Two days without an iPhone in hand gives you plenty of time for reflection, and I’ve had a few clarity moments since then, and I wanted to take the opportunity to document them before they escaped me. So the randomness now begins.
I feel called to be a voice for adoption. Caroline Brant, put down the phone. I didn’t say I wanted to adopt. I don’t want to adopt. We are not called to adopt. But I can’t read an adoption story without dissolving in a pile of tears. When our oldest son was weeks old, and the earthquake in Haiti, I would have been on a plane within hours if someone had told me to go get one of those children from Haiti. I’m not kidding. I cleared it with David and our nanny at the time, and I sent emails to organizations offering to provide a home. Of course, that didn’t happen, but it lit a fire in me that honestly hasn’t died since then. I don’t know how my voice could be used to create families, but I’m open.
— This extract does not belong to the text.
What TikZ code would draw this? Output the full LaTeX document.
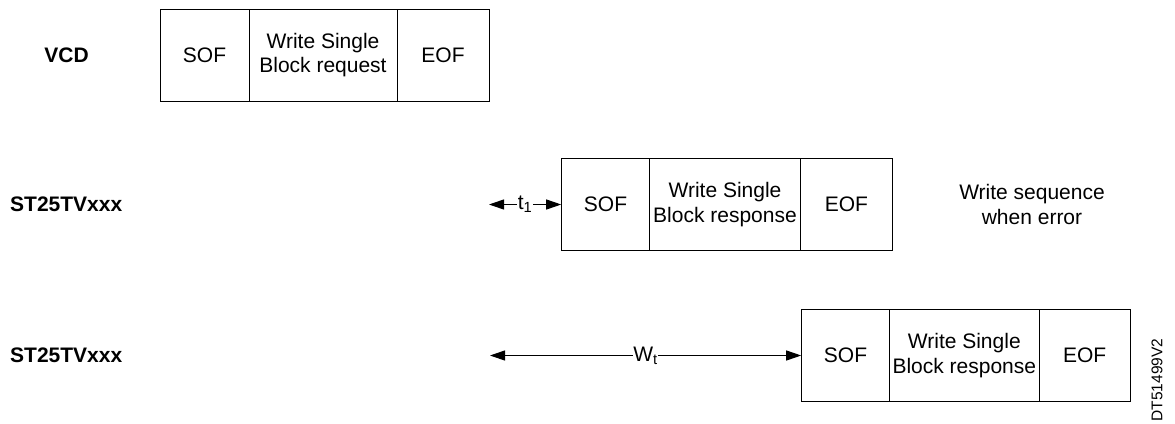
\documentclass[tikz,border=0pt]{standalone}
\usepackage{fontspec}
\setmainfont{Liberation Sans}
\usetikzlibrary{arrows.meta}
\begin{document}
\begin{tikzpicture}[x=1pt,y=-1pt,
  fbox/.style={draw=black, line width=1pt, inner sep=0pt, align=center,
    font=\fontsize{21}{24.5}\selectfont},
  lab/.style={inner sep=0pt, font=\fontsize{21}{24}\selectfont\bfseries},
  note/.style={inner sep=0pt, align=center, font=\fontsize{21}{25}\selectfont},
  arr/.style={line width=1pt, {Triangle[length=15pt,width=10pt]}-{Triangle[length=15pt,width=10pt]}},
  tlab/.style={fill=white, inner sep=0.5pt, font=\fontsize{21}{24}\selectfont}]
\useasboundingbox (0,0) rectangle (1175,423);
% labels
\node[lab] (lvcd) at (66.5,55) {VCD};
\node[lab, anchor=west] (lst1) at (10,204.5) {ST25TVxxx};
\node[lab, anchor=west] (lst2) at (10,355.5) {ST25TVxxx};
% row 1
\node[fbox, minimum width=89pt, minimum height=92pt] (vsof) at (204.5,55) {SOF};
\node[fbox, minimum width=148pt, minimum height=92pt] (vmid) at (323,55) {Write Single\\Block request};
\node[fbox, minimum width=92pt, minimum height=92pt] (veof) at (443,55) {EOF};
% row 2
\node[fbox, minimum width=87.6pt, minimum height=92.4pt] (asof) at (605.5,204.5) {SOF};
\node[fbox, minimum width=151.4pt, minimum height=92.4pt] (amid) at (725,204.5) {Write Single\\Block response};
\node[fbox, minimum width=91.3pt, minimum height=92.4pt] (aeof) at (846.35,204.5) {EOF};
\node[note] (err) at (1032,204.5) {Write sequence\\when error};
% row 3
\node[fbox, minimum width=87.6pt, minimum height=92.4pt] (bsof) at (845.5,355.5) {SOF};
\node[fbox, minimum width=150pt, minimum height=92.4pt] (bmid) at (964.3,355.5) {Write Single\\Block response};
\node[fbox, minimum width=90.7pt, minimum height=92.4pt] (beof) at (1084.65,355.5) {EOF};
% arrows
\coordinate (t1l) at (489,204.5);
\coordinate (wtl) at (490,355.5);
\draw[arr] (t1l) -- node[tlab] {t\textsubscript{1}} (asof.west);
\draw[arr] (wtl) -- node[tlab] {W\textsubscript{t}} (bsof.west);
% reference
\node[rotate=90, inner sep=0pt, font=\fontsize{15.5}{18}\selectfont] (ref) at (1157,380) {DT51499V2};
\end{tikzpicture}
\end{document}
I love being a part of big things. Love it, ya’ll. In a major way. When I was 26, and running a pretty big company at the time, people would ask me why I did what I did, and I would reply that I loved being a part of something bigger than I was. I loved that feeling of momentum, movement. I loved the sense of teamwork. (Anna and Chelsea, I’m thinking about you.) Yes, I made a few mistakes and learned a few lessons along the way, but that invigorating feeling of working with a team to make crazy stuff happen–ya’ll, it still makes my heart sing.
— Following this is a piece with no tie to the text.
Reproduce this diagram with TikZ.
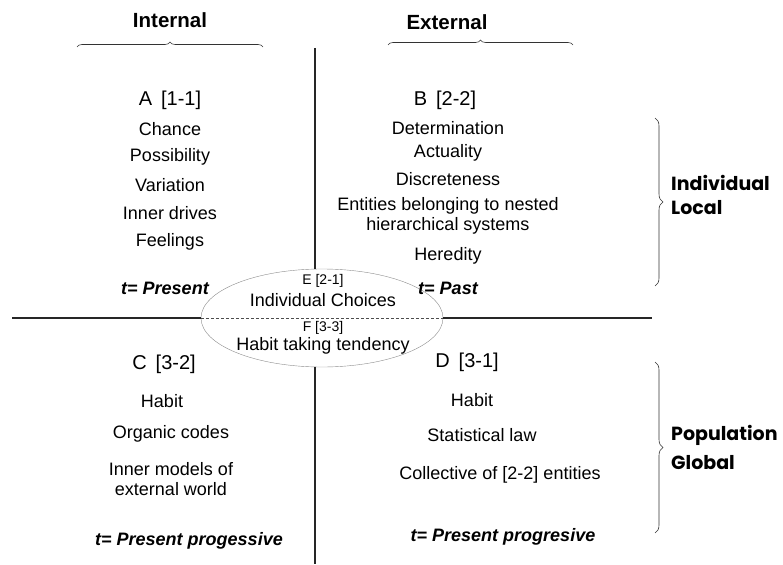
\documentclass[tikz,border=0pt]{standalone}
\usepackage{fontspec}
\setmainfont{Liberation Sans}
\newfontfamily\geofont{Poppins}
\usetikzlibrary{shapes, decorations.pathreplacing, positioning}

\tikzset{
  item/.style={inner sep=0, align=center, font=\fontsize{18}{19.5}\selectfont},
  quad/.style={inner sep=0, font=\fontsize{20}{22}\selectfont},
  tense/.style={inner sep=0, font=\fontsize{18}{20}\selectfont\bfseries\itshape},
  axis/.style={inner sep=0, font=\fontsize{20.5}{22}\selectfont\bfseries},
  sidehead/.style={inner sep=0, anchor=west, align=left, font=\fontsize{19}{24}\selectfont\geofont\bfseries},
  brace/.style={decorate, decoration={brace, amplitude=#1}, draw=black!80, semithick},
}

\begin{document}
\begin{tikzpicture}[x=1pt,y=-1pt]
  \useasboundingbox (0,0) rectangle (783,564);

  % column heads
  \node[axis] (int) at (170,20) {Internal};
  \node[axis] (ext) at (447,22) {External};
  \draw[brace=5pt] (77,47) -- (263,47);
  \draw[brace=5pt] (388,45) -- (573,45);

  % row heads
  \draw[brace=8pt] (655,118) -- (655,286);
  \draw[brace=8pt] (655,362) -- (655,533);
  \node[sidehead] (ind) at (671,195) {Individual\\Local};
  \node[sidehead] (pop) at (671,447) {Population\\[5pt]Global};

  % centre
  \node[draw=black!45, ellipse, minimum width=242, minimum height=98, inner sep=0] (ell) at (322,318) {};
  \coordinate (vt) at (315,48);
  \coordinate (vb) at (315,564);
  \coordinate (hl) at (12,318);
  \coordinate (hr) at (652,318);
  \begin{scope}[every path/.style={draw=black!85, line width=1.2pt}]
    \path (vt) -- (ell.north -| vt);
    \path (ell.south -| vb) -- (vb);
    \path (hl) -- (ell.west);
    \path (ell.east) -- (hr);
  \end{scope}
  \draw[densely dashed, black!70, thin] (ell.west) -- (ell.east);
  \node[inner sep=0, font=\fontsize{14}{16}\selectfont] (e) at (323,281) {E [2-1]};
  \node[item] (ech) at (323,300) {Individual Choices};
  \node[inner sep=0, font=\fontsize{14}{16}\selectfont] (f) at (323,328) {F [3-3]};
  \node[item] (fht) at (323,346) {Habit taking tendency};

  % A
  \node[quad] (a) at (170,100) {A\hspace{0.45em}[1-1]};
  \node[item] (a1) at (170,129) {Chance};
  \node[item] (a2) at (170,157) {Possibility};
  \node[item] (a3) at (170,185) {Variation};
  \node[item] (a4) at (170,213) {Inner drives};
  \node[item] (a5) at (170,242) {Feelings};
  \node[tense] (ta) at (165,288) {t= Present};

  % B
  \node[quad] (b) at (445,100) {B\hspace{0.45em}[2-2]};
  \node[item] (b1) at (448,128) {Determination};
  \node[item] (b2) at (448,153) {Actuality};
  \node[item] (b3) at (448,179) {Discreteness};
  \node[item] (b4) at (448,216) {Entities belonging to nested\\hierarchical systems};
  \node[item] (b5) at (448,256) {Heredity};
  \node[tense] (tb) at (448,288) {t= Past};

  % C
  \node[quad] (c) at (164,364) {C\hspace{0.45em}[3-2]};
  \node[item] (c1) at (162,401) {Habit};
  \node[item] (c2) at (171,434) {Organic codes};
  \node[item] (c3) at (171,479) {Inner models of\\external world};
  \node[tense] (tc) at (189,541) {t= Present progessive};

  % D
  \node[quad] (d) at (467,362) {D\hspace{0.45em}[3-1]};
  \node[item] (d1) at (472,400) {Habit};
  \node[item] (d2) at (482,435) {Statistical law};
  \node[item] (d3) at (500,475) {Collective of [2-2] entities};
  \node[tense] (td) at (503,537) {t= Present progresive};
\end{tikzpicture}
\end{document}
I let the fear of what other people will think of me hold me back. I didn’t think I did, but I do. I don’t talk about God very much because I’m afraid people will think I’m a Bible-thumper. I don’t talk about cocktails very much because I’m afraid the Christians will say I’m a sinner. I don’t Instagram pictures of the Day Designer very much because I’m afraid people will think I’m a pushy sales person. And good glory ya’ll, being afraid of all that can drive a person nuts. It’s time to get off the shame train, people. (And by people, I mean, myself.) There is a momentum train out there, and I want to be on it. (If you see it, will you let me know?)
I’m terribly excited about the new deal I just signed with Boatman Geller. If you haven’t heard, you can read about it on their blog. I’m designing stationery for them! Here’s a little secret: I LOVE designing foldover note cards. LOVE it. Times a million. And I get to do an entire new release for 2014! I’m ecstatic!
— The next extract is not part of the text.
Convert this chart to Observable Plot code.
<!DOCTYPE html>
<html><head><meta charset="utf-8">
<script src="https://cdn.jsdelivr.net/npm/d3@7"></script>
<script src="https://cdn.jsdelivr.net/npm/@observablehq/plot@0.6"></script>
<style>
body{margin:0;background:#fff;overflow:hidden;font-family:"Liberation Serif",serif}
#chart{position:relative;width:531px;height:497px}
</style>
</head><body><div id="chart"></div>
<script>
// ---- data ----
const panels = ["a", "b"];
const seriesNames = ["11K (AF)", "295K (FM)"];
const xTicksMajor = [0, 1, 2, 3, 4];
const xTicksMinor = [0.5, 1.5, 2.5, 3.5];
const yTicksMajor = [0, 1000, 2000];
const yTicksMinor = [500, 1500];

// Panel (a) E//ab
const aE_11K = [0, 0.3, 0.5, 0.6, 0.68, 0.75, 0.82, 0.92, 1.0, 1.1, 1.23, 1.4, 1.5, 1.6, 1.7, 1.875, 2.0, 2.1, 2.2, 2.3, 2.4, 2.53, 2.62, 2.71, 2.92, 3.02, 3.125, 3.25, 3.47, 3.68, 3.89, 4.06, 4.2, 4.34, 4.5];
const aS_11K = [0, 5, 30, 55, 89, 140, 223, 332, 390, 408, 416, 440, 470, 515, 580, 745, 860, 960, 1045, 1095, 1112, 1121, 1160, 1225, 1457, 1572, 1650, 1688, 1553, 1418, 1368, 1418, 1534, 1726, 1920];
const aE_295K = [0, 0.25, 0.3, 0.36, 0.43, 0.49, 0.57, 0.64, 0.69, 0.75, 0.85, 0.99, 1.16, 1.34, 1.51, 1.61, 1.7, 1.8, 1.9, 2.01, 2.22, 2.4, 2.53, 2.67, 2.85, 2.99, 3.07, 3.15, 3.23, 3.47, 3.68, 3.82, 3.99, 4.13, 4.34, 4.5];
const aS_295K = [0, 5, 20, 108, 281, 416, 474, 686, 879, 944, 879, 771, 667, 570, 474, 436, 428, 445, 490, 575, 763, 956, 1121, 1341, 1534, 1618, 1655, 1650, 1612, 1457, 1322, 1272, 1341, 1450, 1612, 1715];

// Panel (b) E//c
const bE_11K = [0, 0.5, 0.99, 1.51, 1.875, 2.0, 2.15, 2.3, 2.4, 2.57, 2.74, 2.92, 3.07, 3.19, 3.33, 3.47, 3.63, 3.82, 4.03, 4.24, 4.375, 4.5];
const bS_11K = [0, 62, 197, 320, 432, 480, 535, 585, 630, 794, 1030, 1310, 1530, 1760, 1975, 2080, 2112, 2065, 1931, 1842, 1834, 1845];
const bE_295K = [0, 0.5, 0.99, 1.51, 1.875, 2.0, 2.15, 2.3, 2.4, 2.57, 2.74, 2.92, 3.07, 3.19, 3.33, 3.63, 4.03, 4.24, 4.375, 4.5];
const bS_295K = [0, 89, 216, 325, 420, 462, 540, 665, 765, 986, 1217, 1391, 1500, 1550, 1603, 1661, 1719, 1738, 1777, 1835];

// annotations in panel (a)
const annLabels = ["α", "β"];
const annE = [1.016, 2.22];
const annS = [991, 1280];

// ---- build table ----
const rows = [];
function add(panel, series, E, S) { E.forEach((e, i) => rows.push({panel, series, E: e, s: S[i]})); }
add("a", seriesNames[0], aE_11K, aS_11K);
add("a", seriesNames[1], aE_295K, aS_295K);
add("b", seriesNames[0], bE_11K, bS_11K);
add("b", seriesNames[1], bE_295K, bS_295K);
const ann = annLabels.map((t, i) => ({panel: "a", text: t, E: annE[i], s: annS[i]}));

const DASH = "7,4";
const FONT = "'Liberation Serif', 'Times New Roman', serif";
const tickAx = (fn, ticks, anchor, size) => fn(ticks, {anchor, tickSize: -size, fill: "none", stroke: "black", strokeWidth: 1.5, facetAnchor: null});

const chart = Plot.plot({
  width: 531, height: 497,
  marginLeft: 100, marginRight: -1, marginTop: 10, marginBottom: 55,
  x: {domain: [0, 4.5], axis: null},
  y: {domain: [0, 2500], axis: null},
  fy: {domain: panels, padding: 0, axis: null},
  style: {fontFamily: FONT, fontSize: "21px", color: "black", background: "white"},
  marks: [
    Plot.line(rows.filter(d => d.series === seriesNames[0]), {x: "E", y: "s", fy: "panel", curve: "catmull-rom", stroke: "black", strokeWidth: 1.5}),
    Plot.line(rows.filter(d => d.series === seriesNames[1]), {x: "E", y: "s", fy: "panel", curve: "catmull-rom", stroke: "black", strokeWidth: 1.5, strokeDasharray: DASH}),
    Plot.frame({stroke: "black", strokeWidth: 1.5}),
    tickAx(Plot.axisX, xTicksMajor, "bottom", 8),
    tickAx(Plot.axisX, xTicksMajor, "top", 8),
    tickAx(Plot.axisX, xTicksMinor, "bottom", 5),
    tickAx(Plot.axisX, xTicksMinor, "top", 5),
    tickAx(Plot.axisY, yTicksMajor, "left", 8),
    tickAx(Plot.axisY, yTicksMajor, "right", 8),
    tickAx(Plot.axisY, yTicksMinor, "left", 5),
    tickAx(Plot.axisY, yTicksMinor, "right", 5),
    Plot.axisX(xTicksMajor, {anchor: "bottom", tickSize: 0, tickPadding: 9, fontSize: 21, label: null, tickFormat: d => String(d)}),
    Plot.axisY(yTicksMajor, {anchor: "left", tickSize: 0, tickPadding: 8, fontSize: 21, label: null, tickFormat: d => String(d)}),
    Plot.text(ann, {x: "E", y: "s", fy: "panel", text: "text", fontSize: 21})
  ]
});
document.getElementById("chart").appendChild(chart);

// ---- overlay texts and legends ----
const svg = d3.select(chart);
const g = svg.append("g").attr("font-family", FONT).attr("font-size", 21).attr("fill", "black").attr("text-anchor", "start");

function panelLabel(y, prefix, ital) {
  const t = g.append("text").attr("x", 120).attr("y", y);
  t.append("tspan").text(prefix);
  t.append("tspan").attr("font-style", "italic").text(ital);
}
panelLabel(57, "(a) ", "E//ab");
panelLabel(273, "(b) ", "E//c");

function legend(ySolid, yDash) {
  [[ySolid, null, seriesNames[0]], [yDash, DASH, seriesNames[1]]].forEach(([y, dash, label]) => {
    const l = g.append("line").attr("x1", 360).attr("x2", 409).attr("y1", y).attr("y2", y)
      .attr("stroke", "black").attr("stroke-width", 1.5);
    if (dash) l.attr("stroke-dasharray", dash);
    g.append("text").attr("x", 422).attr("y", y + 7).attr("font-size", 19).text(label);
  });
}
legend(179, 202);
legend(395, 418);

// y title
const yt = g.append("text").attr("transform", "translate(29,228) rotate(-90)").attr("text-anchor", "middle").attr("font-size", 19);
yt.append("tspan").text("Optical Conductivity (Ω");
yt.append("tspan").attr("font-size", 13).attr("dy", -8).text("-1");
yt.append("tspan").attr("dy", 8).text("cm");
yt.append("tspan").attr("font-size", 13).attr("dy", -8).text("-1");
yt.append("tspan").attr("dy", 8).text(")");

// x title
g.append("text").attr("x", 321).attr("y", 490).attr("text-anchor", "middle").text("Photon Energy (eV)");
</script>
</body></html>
I am called to help creative entrepreneurs. On this one, I’m also terribly open. And surprisingly, there is a little bit of shame surrounding this one as well, after all, my first company failed (says the little voice in my head). I know I have a pile of good ideas–a wealth of good ideas, even–that could help small to massive creative businesses. I’m just terrible at communicating that value. I’m terrible at “selling” myself as a coach, consultant, and mentor. I don’t know how to overcome this (admitting is the first step, right?), but I can’t get around that sense of calling. As a side note, I do not necessarily feel called to be a speaker, just a sharer. Someone else can speak the ideas, I just need to get them out of my head. Does anyone else feel this way?
I need a watch on my wrist and an analog clock in every room of our house. After spending two days without my iPhone, I can now admit that I look at it WAY. TOO. MUCH. I have a watch, and I’m getting it fixed ASAP. And we have clocks that need batteries replaced in them so that they work, and we are getting that fixed THIS weekend. We will also be plugging in a land line phone so that we can be reached without carrying our phones around ALL THE TIME. It’s far more of a problem than I realized.
This Authenticate curriculum is IMPORTANT. I say that in all humility. I had an interesting Twitter conversation with Kate Baird and a few others last week, and one of the things I said was: I believe if we focus on what makes us each unique, there are plenty of expert titles to go around. I love creatives, but I think we rely far too much on inspiration from other creatives. I think we need to be digging into our core a WHOLE LOT MORE. Core, when coupled with LIFE, breeds genuine AUTHENTICITY. More people need to hear this stuff, more of us need to live this stuff. End soapbox.
The fight is not mine. God breaks us down to draw us closer to Him, to make us more dependent on Him, to get into our hearts, to tell us what He wants us to be doing. Again, with all humility friends, I feel like the lessons I’ve learned this past year have opened my heart to hearing what God wants me to do. I don’t want to sound crazy–it’s not like I hear His voice in my head or anything–but I do feel a certain sense of peace about doing some pretty out there stuff. Like starting an Authenticate education program. He’s telling me to step out (in faith) and I’m trusting that He’ll be the one making it happen, not me. Yes, I’ve got some legwork and some homework assignments. He doesn’t call the lazy. But the fight is not mine. He’s got that covered.
That’s as far as I’m going with the brain dump today, friends. Kids are waking up from naps. Thanks again!